Security forces will add at least three ocean-going vessels, a plane, a helicopter and a submarine to the existing fleet policing the waters between Africa’s west coast and the Spanish archipelago, Carolina Darias told a news conference in Gran Canaria.
Almost 16,000 people have reached the Canary Islands after braving the Atlantic in the dangerous crossing from Africa this year – more than 10 times last year’s total – including 2,213 last weekend.
“The main objective of this government, and of any government, is to avoid anybody risking their life getting aboard one of these boats,” Darias said.
Deepening economic hardship due to the coronavirus pandemic is pushing more people to seek better lives elsewhere, but tighter security on the Mediterranean means more migrants are attempting the Atlantic crossing, with many perishing along the way.
Some 140 people died en route after their boat caught fire and capsized off the coast of Senegal last month.
In parallel, Madrid will increase diplomatic efforts across West Africa and particularly in Morocco, the departure point for most of the Europe-bound boats, to curb the number of departures.

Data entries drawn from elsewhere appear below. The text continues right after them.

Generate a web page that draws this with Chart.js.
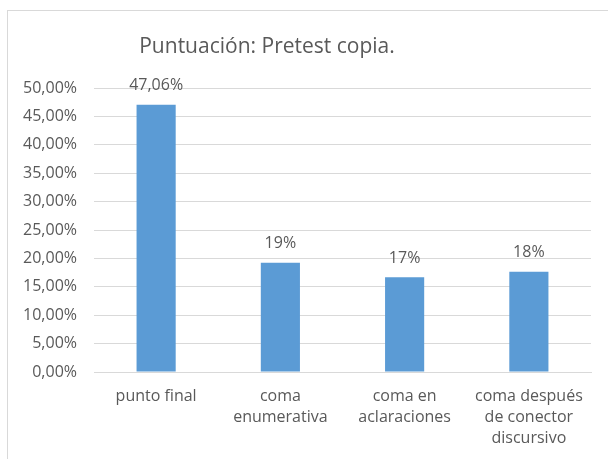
<!DOCTYPE html>
<html><head><meta charset="utf-8">
<script src="https://cdn.jsdelivr.net/npm/chart.js@4/dist/chart.umd.min.js"></script>
<style>html,body{margin:0;padding:0;background:#fff;}#wrap{width:608px;height:459px;position:relative;}</style>
</head><body><div id="wrap"><canvas id="c" width="608" height="459"></canvas></div>
<script>
const titleText = "Puntuación: Pretest copia.";
const categories = [["punto final"], ["coma","enumerativa"], ["coma en","aclaraciones"], ["coma después","de conector","discursivo"]];
const values = [47.06, 19.23, 16.67, 17.65];
const valueLabels = ["47,06%", "19%", "17%", "18%"];
const FONT = "'Open Sans', 'Liberation Sans', sans-serif";
const TXT = '#595959';

const framePlugin = {
  id: 'frame',
  beforeDraw(chart){
    const ctx = chart.ctx;
    ctx.save();
    ctx.fillStyle='#fff'; ctx.fillRect(0,0,chart.width,chart.height);
    ctx.strokeStyle='#D9D9D9'; ctx.lineWidth=1;
    ctx.strokeRect(7.5,10.5,800,800);
    ctx.restore();
  },
  afterDraw(chart){
    const ctx = chart.ctx;
    ctx.save();
    ctx.fillStyle=TXT;
    ctx.font = "21px " + FONT;
    ctx.textAlign='center'; ctx.textBaseline='middle';
    ctx.fillText(titleText, 267, 47);
    ctx.font = "16px " + FONT;
    const meta = chart.getDatasetMeta(0);
    meta.data.forEach((bar,i)=>{
      ctx.fillText(valueLabels[i], bar.x, bar.y - 19);
    });
    ctx.restore();
  }
};

new Chart(document.getElementById('c'), {
  type:'bar',
  data:{ labels:categories, datasets:[{ data:values, backgroundColor:'#5B9BD5', borderWidth:0, barPercentage:0.315, categoryPercentage:1 }]},
  options:{
    responsive:false, animation:false, devicePixelRatio:1,
    layout:{ padding:{ left:0, top:88, right:17, bottom:0 } },
    plugins:{ legend:{display:false}, tooltip:{enabled:false}, title:{display:false} },
    scales:{
      x:{
        grid:{ display:false, drawTicks:false },
        border:{ display:true, color:'#D9D9D9' },
        ticks:{ color:TXT, font:{ family:FONT, size:16, lineHeight:1.3 }, padding:14, maxRotation:0, autoSkip:false },
        afterFit(s){ s.height = 459 - 372; }
      },
      y:{
        min:0, max:50,
        grid:{ color:'#D9D9D9', drawTicks:false },
        border:{ display:false },
        ticks:{ stepSize:5, color:TXT, font:{ family:FONT, size:16 }, padding:17,
          callback:(v)=> v.toFixed(2).replace('.', ',') + '%' },
        afterFit(s){ s.width = 94; }
      }
    }
  },
  plugins:[framePlugin]
});
</script></body></html>
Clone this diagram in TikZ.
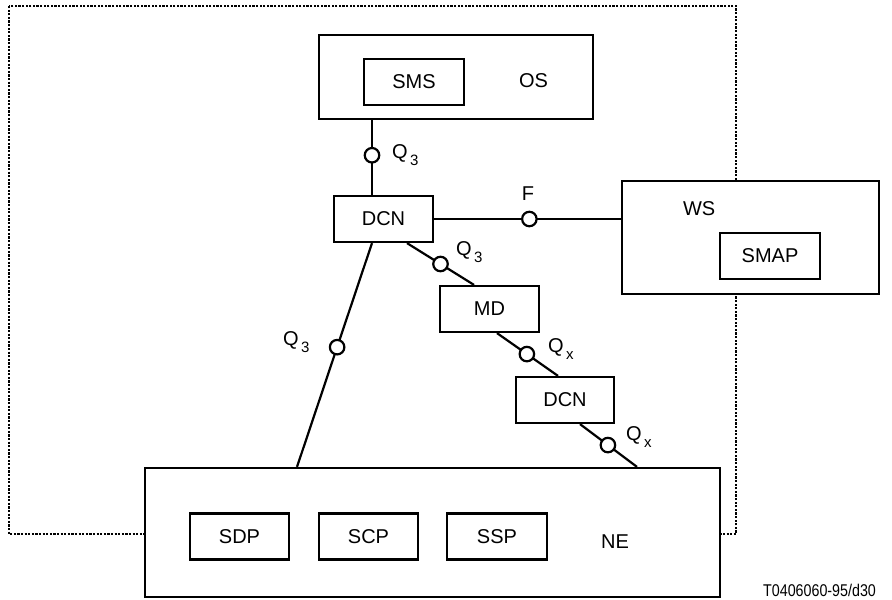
\documentclass[tikz,border=0pt]{standalone}
\usepackage{fontspec}
\setmainfont{Liberation Sans}
\newcommand\lblfont{\fontsize{20}{24}\selectfont}
\newcommand\subfont{\fontsize{15}{15}\selectfont}
\newcommand\Qlab[1]{Q\hspace{2.5pt}\raisebox{-7pt}{\subfont #1}}
\begin{document}
\begin{tikzpicture}[x=1pt,y=-1pt,line width=2.2pt,font=\lblfont,
  box/.style={draw,fill=white,inner sep=0pt,minimum width=99pt,minimum height=46pt},
  bigbox/.style={draw,fill=white,inner sep=0pt},
  iface/.style={circle,draw,fill=white,inner sep=0pt,minimum size=14.5pt,line width=2.2pt},
  lbl/.style={inner sep=0pt,anchor=base west},
  dotline/.style={line width=2.4pt,dash pattern=on 2.2pt off 1.4pt}]
\useasboundingbox (0,0) rectangle (892,600);
\draw[dotline] (9,6) rectangle (736,534);
% big boxes
\node[bigbox,minimum width=274pt,minimum height=84pt] (os) at (456,77) {};
\node[bigbox,minimum width=257pt,minimum height=113pt] (ws) at (750.5,237.5) {};
\node[bigbox,minimum width=575pt,minimum height=129pt] (ne) at (432.5,532.5) {};
% inner boxes
\node[box,minimum width=100pt] (sms) at (414,82) {SMS};
\node[box,minimum width=100pt] (smap) at (770,256) {SMAP};
\node[box] (dcna) at (383.5,219) {DCN};
\node[box] (md) at (489.5,309) {MD};
\node[box,minimum width=98pt] (dcnb) at (565,400) {DCN};
\node[box] (sdp) at (239.5,536.5) {SDP};
\node[box] (scp) at (368.5,536.5) {SCP};
\node[box,minimum width=100pt] (ssp) at (497,536.5) {SSP};
% labels of big boxes
\node[lbl] (oslbl) at (518,87) {OS};
\node[lbl] (wslbl) at (682,215) {WS};
\node[lbl] (nelbl) at (600,548) {NE};
% connectors
\draw ([xshift=-84pt]os.south) -- node[iface,pos=0.47] (c1) {} ([xshift=-11.5pt]dcna.north);
\draw (dcna.east) -- node[iface,pos=0.51] (c2) {} (ws.west |- dcna.east);
\draw ([xshift=23.5pt]dcna.south) -- node[iface,pos=0.5] (c3) {} ([xshift=-15.5pt]md.north);
\draw ([xshift=7.5pt]md.south) -- node[iface,pos=0.49] (c4) {} ([xshift=-7pt]dcnb.north);
\draw ([xshift=15pt]dcnb.south) -- node[iface,pos=0.49] (c5) {} ([xshift=204.5pt]ne.north);
\draw ([xshift=-11.5pt]dcna.south) -- node[iface,pos=0.465] (c6) {} ([xshift=-135.5pt]ne.north);
% interface labels
\node[lbl] (l1) at (391,158) {\Qlab{3}};
\node[inner sep=0pt,anchor=base] (l2) at (528,200) {F};
\node[lbl] (l3) at (455,255) {\Qlab{3}};
\node[lbl] (l4) at (547,352) {\Qlab{x}};
\node[lbl] (l5) at (625,440) {\Qlab{x}};
\node[lbl] (l6) at (282,345) {\Qlab{3}};
% figure code
\node[inner sep=0pt,anchor=base east] (code) at (877,596) {\scalebox{0.84}[1]{\fontsize{17}{17}\selectfont T0406060-95/d30}};
\end{tikzpicture}
\end{document}
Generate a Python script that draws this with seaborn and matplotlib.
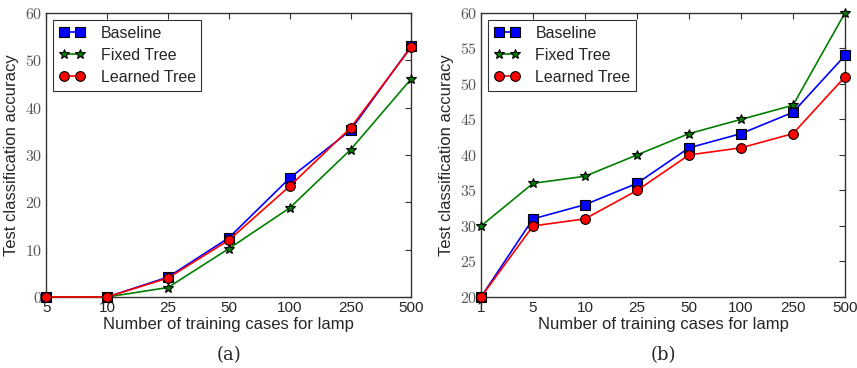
import numpy as np
import pandas as pd
import matplotlib
matplotlib.use("Agg")
import matplotlib.pyplot as plt
import seaborn as sns

# 数据 (a)
cases_a = ["5", "10", "25", "50", "100", "250", "500"]
baseline_a = [0, 0, 4.2, 12.5, 25.1, 35.2, 53.0]
fixed_a = [0, 0, 2.0, 10.2, 18.8, 31.1, 46.1]
learned_a = [0, 0, 4.0, 12.0, 23.4, 35.7, 52.8]

# 数据 (b)
cases_b = ["1", "5", "10", "25", "50", "100", "250", "500"]
baseline_b = [20, 31, 33, 36, 41, 43, 46, 54]
fixed_b = [30, 36, 37, 40, 43, 45, 47, 60]
learned_b = [20, 30, 31, 35, 40, 41, 43, 51]

sns.set_style("white")
plt.rcParams['font.family'] = ['Liberation Sans', 'DejaVu Sans']
plt.rcParams['mathtext.fontset'] = 'cm'

series_style = [
    ("Baseline", "#0000ff", "s", 7),
    ("Fixed Tree", "#007f00", "*", 7),
    ("Learned Tree", "#ff0000", "o", 7),
]


def draw(ax, cases, values, ylim, yticks, caption):
    pos = np.arange(len(cases))
    for (name, color, mk, ms), vals in zip(series_style, values):
        df = pd.DataFrame({"pos": pos, "acc": vals})
        sns.lineplot(data=df, x="pos", y="acc", ax=ax, color=color, marker=mk,
                     markersize=ms, markeredgecolor="black", markeredgewidth=0.8,
                     linewidth=1.2, label=name, clip_on=False, zorder=3)
    ax.set_xlim(0, len(cases) - 1)
    ax.set_ylim(*ylim)
    ax.set_xticks(pos)
    ax.set_xticklabels(cases, fontsize=11)
    ax.set_yticks(yticks)
    ax.set_yticklabels([f"${t}$" for t in yticks], fontsize=11.5, color="#555555")
    ax.tick_params(direction="in", top=True, right=True, length=4, width=0.8,
                   color="#333333", pad=3)
    for s in ax.spines.values():
        s.set_color("#333333")
        s.set_linewidth(1.0)
    ax.set_xlabel("Number of training cases for lamp", fontsize=12, labelpad=1)
    ax.set_ylabel("Test classification accuracy", fontsize=12, labelpad=4)
    leg = ax.legend(loc="upper left", numpoints=2, fontsize=11.5, fancybox=False,
                    frameon=True, edgecolor="black", borderaxespad=0.45,
                    handlelength=1.6, handletextpad=1.0, labelspacing=0.45,
                    borderpad=0.35)
    leg.get_frame().set_linewidth(0.8)
    ax.text(0.5, -0.205, caption, transform=ax.transAxes, ha="center", va="center",
            fontsize=13, family="DejaVu Serif")


fig = plt.figure(figsize=(8.57, 3.68), dpi=100)
ax1 = fig.add_axes([0.054, 0.193, 0.426, 0.772])
ax2 = fig.add_axes([0.5613, 0.193, 0.4247, 0.772])

draw(ax1, cases_a, [baseline_a, fixed_a, learned_a], (0, 60), list(range(0, 61, 10)), "(a)")
draw(ax2, cases_b, [baseline_b, fixed_b, learned_b], (20, 60), list(range(20, 61, 5)), "(b)")

fig.savefig("out.png", dpi=100)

With reception centres across the islands stretched to capacity, nearly 2,000 people have been stranded at Gran Canaria’s Arguineguin port in conditions that an immigration judge described on Thursday as “inhumane and degrading.”
“You can’t stack 1,980 people in 400 squared meters, firstly because they are not cattle, secondly they are human beings and in third place because there are no sanitary conditions to treat them properly,” said Arcadio Diaz Tejera, who ensures that migrants interned at the Las Palmas immigration centre receive proper legal representation.
Minister Darias said local authorities were already working to clear the dockside, while a camp set up at a former military warehouse would soon be able to house up to 800 people.
Several other military sites will soon be converted into migrant centres, she added, without saying how many people they would be able to accommodate.